The north-west of England had the highest coronavirus mortality rate for the month of July, but figures for all regions have decreased since the previous month.
According to data from the Office for National Statistics on the rate of deaths in England and Wales, there were 2.8 deaths involving Covid-19 per 100,000 in the North West's population.
This was down from 9.2 in June - when it was also the region with the highest rate.
The South West had the lowest rate again, with 0.3 deaths per 100,000 population, down from 2.1 in June.
In London, the rate was 1.2 for July, down from 3.1 in June.
Meanwhile, four areas in Kent had some of the highest coronavirus mortality rates for local authority areas in England in July.
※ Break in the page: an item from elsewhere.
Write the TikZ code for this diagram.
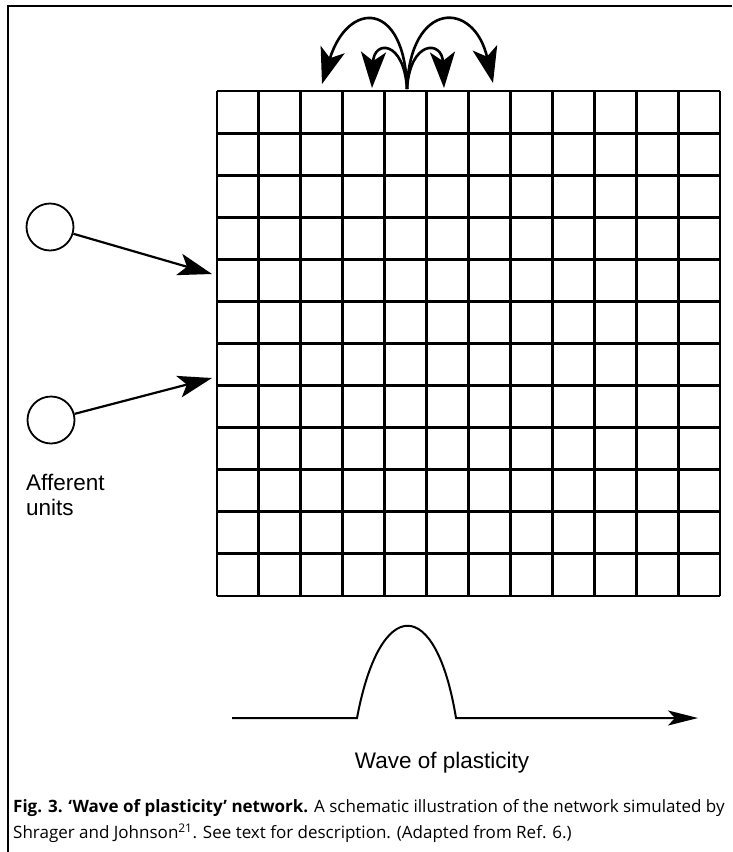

Ashford had a rate of 16.2 deaths per 100,000 people, down from 36.5 in June, when it was also recorded as having the highest rate.
Gravesham had a rate of 13.5, Dartford was at 11.8 and Folkestone and Hythe had a rate of 8.9.
Leicester’s rate was 10.
The figures account for deaths involving Covid-19 which were registered by 15 August.
They also showed that of the 336 local authority areas in England and Wales, 71 had no coronavirus-related deaths in July - that's an approximate rate of 21%.
A further 239 (71%) recorded fewer than 10 deaths involving Covid-19.
The ONS said that because the number of deaths involving the virus has decreased to levels lower than recorded in March, Friday's report will be its last monthly review on the subject. But the group said it will continue to review deaths involving Covid-19 and release updates when appropriate.
The ONS also found that an estimated 28,200 people within private households in England had Covid-19 between August 14 and 20.
This was the equivalent of around 0.05% of the population or one in 1,900 individuals.
The estimate is broadly unchanged from the previous week of August 7 to 13 which had an equivalent of around 0.05% of the population, or one in 2,200 individuals.
The figures do not include people staying in hospitals, care homes or other institutional settings.
The ONS said while recent figures had suggested some evidence of a small rise in the percentage of people testing positive for Covid-19 in July, following a low point in June, this continues to level off.